Whenever Clay Tile is being specified, it can be expected to be more
expensive than concrete roof tiles as an installed system. But over time
this investment will pay off in spades as clay tile is a far more
durable material than concrete.
If one is comparing Spanish look high profile concrete roof tiles
installed, with Mediterranean Clay tiles installed, the difference in
the installed cost is not as great. Flat concrete roof tiles are
certainly cheaper installed than higher profile tiles as the detailing
is easier, but the design is no where as dramatic with flat tiles.

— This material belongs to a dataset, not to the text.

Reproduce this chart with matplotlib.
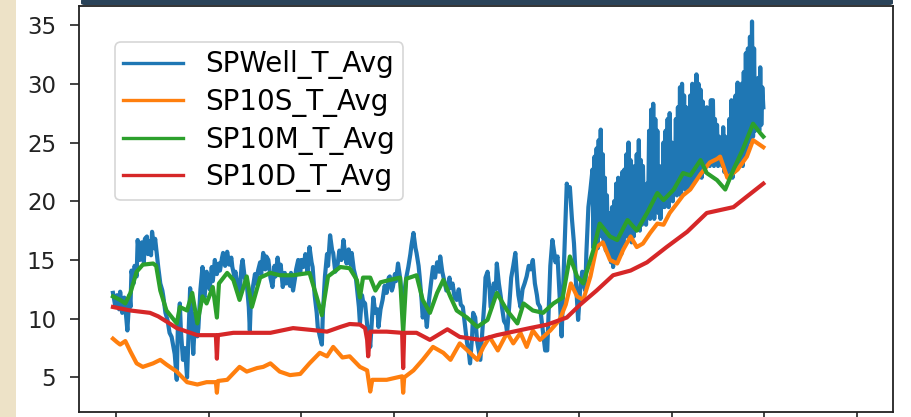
import matplotlib
matplotlib.use("Agg")
import matplotlib.pyplot as plt
from matplotlib.patches import FancyBboxPatch, Rectangle

# Temperature records, sampled every 8 hours (sample index, degrees C)
well_t = [0, 2, 4, 6, 7, 9, 11, 12, 14, 16, 17, 18, 20, 21, 23, 24, 26, 28, 30, 31,
          33, 34, 36, 37, 38, 40, 41, 43, 44, 46, 48, 49, 51, 53, 55, 57, 59, 60, 62, 63,
          65, 66, 68, 70, 72, 74, 75, 77, 78, 80, 82, 83, 85, 87, 88, 89, 91, 92, 94, 96,
          97, 99, 101, 103, 104, 106, 107, 109, 111, 113, 115, 116, 118, 119, 121, 123, 125, 126, 128, 130,
          132, 133, 134, 136, 138, 139, 141, 143, 144, 146, 148, 149, 151, 153, 155, 157, 158, 160, 162, 163,
          165, 167, 168, 170, 172, 173, 175, 177, 178, 180, 182, 183, 185, 187, 189, 191, 193, 194, 196, 198,
          199, 201, 203, 204, 206, 208, 209, 211, 213, 214, 216, 218, 220, 222, 224, 226, 227, 229, 231, 232,
          234, 236, 237, 239, 240, 242, 243, 245, 247, 249, 250, 252, 253, 255, 257, 258, 260, 262, 264, 266,
          268, 269, 271, 272, 274, 275, 277, 279, 280, 282, 284, 285, 287, 289, 290, 292, 294, 295, 297, 298,
          300, 301, 303, 305, 307, 309, 311, 313, 315, 317, 318, 320, 322, 324, 325, 327, 328, 330, 332, 334,
          336, 338, 340, 342, 344, 346, 347, 349, 350, 352, 354, 356, 357, 359, 361, 362, 364, 366, 367, 368,
          370, 372, 373, 375, 377, 378, 380, 382, 383, 385, 387, 389, 391, 393, 394, 396, 398, 400, 402, 404,
          406, 408, 410, 412, 413, 415, 417, 419, 420, 422, 424, 425, 427, 429, 430, 432, 434, 436, 438, 440,
          441, 443, 444, 446, 448, 450, 452, 454, 456, 457, 459, 460, 462, 464] + list(range(466, 633))
well_v = [12.2, 11.2, 12.0, 10.8, 12.3, 10.5, 11.8, 11.0, 9.0, 12.0, 11.0, 14.1, 13.0, 14.5, 13.6, 16.7, 15.0, 16.5, 14.8, 16.8,
          17.0, 15.5, 16.6, 15.4, 17.4, 16.0, 16.8, 15.2, 14.4, 13.0, 12.4, 11.85, 10.5, 9.9, 8.8, 8.45, 7.5, 7.0, 4.8, 9.0,
          11.3, 9.0, 6.5, 7.5, 5.0, 10.0, 12.6, 9.0, 7.0, 10.5, 8.5, 9.2, 12.5, 14.4, 12.0, 11.8, 14.0, 13.6, 12.5, 14.4,
          13.2, 15.0, 13.8, 14.7, 14.1, 15.2, 15.6, 14.5, 15.7, 14.6, 15.2, 14.4, 13.6, 14.0, 12.8, 12.2, 14.5, 15.0, 13.5, 13.0,
          11.0, 9.0, 11.5, 12.7, 13.8, 13.0, 14.1, 14.8, 13.8, 15.6, 14.2, 15.3, 15.0, 13.5, 12.7, 14.5, 13.6, 15.2, 13.8, 14.6,
          12.7, 13.9, 13.0, 13.6, 12.8, 13.9, 12.4, 13.5, 14.2, 15.0, 13.8, 15.0, 14.4, 15.5, 14.0, 16.1, 14.8, 14.4, 12.0, 10.5,
          9.3, 8.5, 7.8, 10.5, 13.6, 15.5, 14.5, 17.1, 15.8, 15.6, 14.0, 14.4, 15.8, 15.0, 16.7, 15.2, 14.7, 15.9, 14.6, 15.6,
          14.2, 13.5, 12.7, 11.0, 9.6, 12.0, 11.5, 11.3, 9.5, 8.5, 7.6, 10.5, 11.8, 10.5, 10.8, 9.3, 10.8, 11.6, 12.8, 12.2,
          13.5, 13.6, 12.4, 12.7, 13.8, 13.2, 14.7, 13.5, 12.5, 11.0, 12.8, 13.5, 14.4, 15.5, 16.2, 17.3, 16.0, 15.6, 14.5, 13.6,
          11.5, 10.1, 11.0, 9.3, 11.5, 13.0, 14.4, 13.5, 14.8, 14.0, 15.3, 14.0, 13.2, 12.4, 12.4, 13.5, 12.6, 13.0, 11.8, 11.6,
          12.5, 11.2, 11.0, 9.5, 8.0, 7.0, 6.2, 8.5, 10.5, 10.1, 8.0, 7.0, 6.5, 9.0, 11.5, 13.5, 14.0, 12.5, 11.0, 11.0,
          13.0, 12.5, 14.7, 13.0, 11.8, 11.0, 9.8, 9.5, 8.8, 11.0, 13.5, 14.5, 15.6, 13.0, 12.0, 11.0, 12.5, 13.0, 13.6, 14.5,
          14.2, 15.0, 13.0, 12.0, 11.3, 11.0, 9.5, 8.0, 7.3, 7.3, 12.0, 14.5, 16.7, 15.5, 14.8, 15.3, 12.0, 8.5, 14.0, 19.0,
          21.5, 20.5, 21.2, 18.5, 16.4, 13.0, 9.9, 12.5, 14.0, 13.0, 12.4, 15.5, 19.5, 21.0,
          22.7, 16.0, 23.8, 17.5, 24.5, 16.0, 25.2, 18.0, 26.1, 17.0,
          24.0, 16.5, 22.0, 15.8, 20.5, 15.5, 18.0, 19.0, 14.8, 19.5,
          14.4, 20.0, 15.0, 21.5, 15.2, 22.0, 16.0, 21.0, 15.5, 22.5,
          16.5, 22.7, 17.0, 24.0, 17.0, 25.0, 18.0, 23.5, 16.5, 21.5,
          17.0, 23.0, 17.5, 24.0, 18.0, 25.2, 17.5, 23.5, 18.0, 23.0,
          18.5, 21.0, 18.0, 21.5, 19.0, 26.0, 18.5, 27.8, 19.0, 28.3,
          18.5, 27.0, 19.5, 26.0, 19.0, 23.0, 18.5, 22.0, 19.5, 25.0,
          19.5, 26.0, 20.0, 27.0, 19.5, 27.5, 20.5, 25.0, 20.0, 24.0,
          21.0, 27.0, 20.5, 28.0, 21.0, 29.7, 20.5, 30.0, 21.5, 29.0,
          21.0, 28.0, 22.0, 27.0, 21.0, 29.0, 22.0, 30.0, 21.5, 29.5,
          22.5, 30.8, 22.0, 30.0, 22.5, 29.5, 22.0, 28.5, 22.5, 27.0,
          23.0, 28.0, 23.5, 27.5, 23.0, 28.6, 23.5, 28.6, 23.0, 27.0,
          23.5, 26.5, 23.0, 25.5, 23.5, 24.5, 23.0, 26.3, 22.5, 25.5,
          22.5, 25.0, 22.0, 27.0, 22.5, 28.6, 22.0, 26.5, 22.5, 29.0,
          23.0, 30.1, 23.0, 29.5, 23.5, 30.0, 23.0, 31.0, 24.0, 32.6,
          24.5, 33.0, 25.0, 34.0, 25.0, 35.3, 25.5, 33.0, 26.0, 30.0,
          26.5, 30.5, 26.0, 31.4, 26.5, 29.7, 28.0]

s10s_t = [0, 4, 7, 12, 17, 23, 29, 39, 46, 52, 62, 72, 82, 91, 100, 101, 102, 111, 123, 130,
          140, 146, 153, 162, 172, 182, 191, 201, 208, 214, 223, 230, 240, 247, 248, 250, 252, 260, 266, 276,
          281, 282, 283, 292, 301, 311, 321, 328, 337, 347, 354, 360, 366, 374, 383, 389, 396, 402, 408, 415,
          425, 434, 440, 445, 451, 457, 464, 470, 476, 483, 490, 496, 503, 509, 515, 522, 529, 535, 541, 548,
          554, 561, 571, 580, 587, 590, 597, 607, 616, 622, 632]
s10s_v = [8.3, 8.0, 7.8, 8.1, 7.2, 6.2, 5.9, 6.2, 6.5, 6.1, 5.5, 4.6, 4.4, 4.6, 4.6, 3.7, 4.7, 4.8, 5.9, 5.5,
          5.8, 5.9, 6.2, 5.5, 5.2, 5.3, 6.2, 7.1, 6.8, 7.6, 6.7, 6.8, 5.9, 5.6, 5.0, 3.8, 4.8, 4.8, 4.8, 5.0,
          5.1, 3.7, 5.0, 5.6, 6.5, 7.6, 7.1, 6.5, 7.9, 7.1, 6.5, 7.6, 8.45, 7.3, 8.8, 7.9, 8.8, 7.6, 9.0, 8.2,
          9.0, 9.9, 11.2, 13.0, 11.9, 11.6, 13.6, 16.1, 16.5, 15.0, 14.7, 15.9, 17.0, 16.1, 16.4, 17.3, 18.1, 18.0, 19.0, 19.8,
          20.5, 21.0, 22.3, 23.3, 23.6, 23.8, 22.0, 22.7, 23.8, 25.2, 24.6]

s10m_t = [0, 7, 12, 17, 23, 29, 39, 42, 46, 52, 62, 65, 72, 77, 82, 87, 91, 97, 101, 103,
          111, 117, 123, 130, 135, 143, 153, 162, 175, 191, 198, 203, 209, 221, 230, 237, 240, 243, 250, 255,
          260, 269, 279, 282, 285, 295, 301, 308, 315, 321, 328, 334, 344, 354, 364, 373, 383, 393, 399, 408,
          418, 428, 437, 444, 451, 457, 467, 473, 483, 490, 500, 509, 519, 529, 535, 545, 554, 561, 571, 577,
          587, 595, 603, 612, 622, 629, 632]
s10m_v = [11.9, 11.6, 11.3, 12.2, 14.0, 14.6, 14.7, 14.5, 12.4, 10.7, 9.6, 11.0, 10.7, 12.2, 9.6, 11.9, 11.3, 12.7, 10.1, 13.0,
          13.9, 13.3, 11.6, 13.6, 11.0, 13.5, 13.9, 13.7, 13.7, 13.9, 11.85, 10.3, 13.6, 14.4, 14.3, 13.3, 11.8, 13.5, 13.5, 12.4,
          13.1, 13.3, 13.5, 8.8, 13.4, 13.7, 11.6, 10.5, 12.2, 13.3, 11.85, 10.7, 10.1, 9.3, 9.9, 12.2, 10.7, 9.6, 11.3, 10.7,
          10.5, 11.3, 11.8, 15.3, 13.6, 13.0, 15.9, 18.1, 17.0, 16.7, 18.4, 17.5, 19.0, 20.7, 20.1, 21.0, 22.4, 22.2, 23.5, 22.4,
          21.8, 21.0, 22.7, 24.4, 26.6, 25.8, 25.5]

s10d_t = [0, 17, 36, 44, 55, 62, 72, 82, 100, 101, 102, 117, 133, 153, 175, 198, 208, 221, 230, 240,
          245, 247, 248, 250, 266, 281, 282, 283, 295, 308, 325, 337, 357, 373, 389, 405, 422, 441, 454, 470,
          486, 503, 519, 538, 558, 577, 603, 616, 632]
s10d_v = [11.0, 10.7, 10.5, 10.2, 9.6, 9.2, 8.9, 8.6, 8.6, 6.6, 8.6, 8.8, 8.8, 8.8, 9.2, 9.0, 8.9, 9.3, 9.55, 9.5,
          9.2, 8.2, 6.8, 8.9, 8.9, 8.8, 5.8, 8.8, 8.8, 8.2, 9.1, 8.45, 8.2, 8.6, 8.9, 9.2, 9.5, 10.1, 11.2, 12.4,
          13.7, 14.1, 14.8, 16.1, 17.4, 19.0, 19.5, 20.4, 21.5]

series_names = ["SPWell_T_Avg", "SP10S_T_Avg", "SP10M_T_Avg", "SP10D_T_Avg"]
series_colors = ["#1f77b4", "#ff7f0e", "#2ca02c", "#d62728"]
month_ticks = [3, 93, 183, 273, 363, 453, 543, 633, 723]
y_ticks = [5, 10, 15, 20, 25, 30, 35]

W, H = 911, 417
fig = plt.figure(figsize=(W / 100, H / 100), dpi=100)
fig.patch.set_facecolor("white")

ax = fig.add_axes([79 / W, 5 / H, (893 - 79) / W, (411 - 5) / H])
for t, v, name, c in zip([well_t, s10s_t, s10m_t, s10d_t],
                         [well_v, s10s_v, s10m_v, s10d_v],
                         series_names, series_colors):
    ax.plot(t, v, color=c, lw=3.0, label=name, solid_joinstyle="round")

ax.set_xlim(-33, 758)
ax.set_ylim(2.06, 36.62)
ax.set_xticks(month_ticks)
ax.set_xticklabels([])
ax.set_yticks(y_ticks)
ax.tick_params(axis="y", labelsize=16.5, length=6.5, width=1.2, pad=10, colors="#222222")
ax.tick_params(axis="x", length=6.5, width=1.2, colors="#222222")
for sp in ax.spines.values():
    sp.set_linewidth(1.3)
    sp.set_color("#222222")

leg = ax.legend(loc="upper left", bbox_to_anchor=(36 / 814, 1 - 36 / 406),
                borderaxespad=0, fontsize=20, handlelength=2.15,
                handletextpad=0.8, labelspacing=0.31, borderpad=0.3,
                frameon=True, fancybox=True)
leg.get_frame().set_edgecolor("#cccccc")
leg.get_frame().set_linewidth(1.2)
for line in leg.get_lines():
    line.set_linewidth(2.4)

# page decorations: beige margin on the left, dark banner along the top
fig.add_artist(Rectangle((0, 0), 16 / W, 1, transform=fig.transFigure,
                         facecolor="#ede2c7", edgecolor="none", zorder=5))
fig.add_artist(FancyBboxPatch((81 / W, 1 - 5 / H), (893 - 81) / W, 6 / H,
                              boxstyle="round,pad=0,rounding_size=0.004",
                              transform=fig.transFigure, facecolor="#2a4359",
                              edgecolor="none", zorder=5, clip_on=False))

fig.savefig("out.png", dpi=100)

If you want a roof that looks almost as good in 15 years as when you
first are installing it, especially in the Pacific Northwest and BC
regions, then Clay is the product to go with. Concrete roof tiles will
show lots of erosion on the surface of the tiles after ten or fifteen
years laid on the roof in our rainy areas. Plus this eroded surface
becomes a great place to foster the growth of algae and moss on the roof
With concrete expect fading, surface weathering and degradation, as
well as green algae growth and later moss growth. With concrete the
durability one expects from the product generally doesn't match the
reality, especially in rainy regions.
But with Grade One clay tiles you can expect very little fading, very
little surface degradation, and the long term durability one was
expecting from their roofing tiles should match the expectation.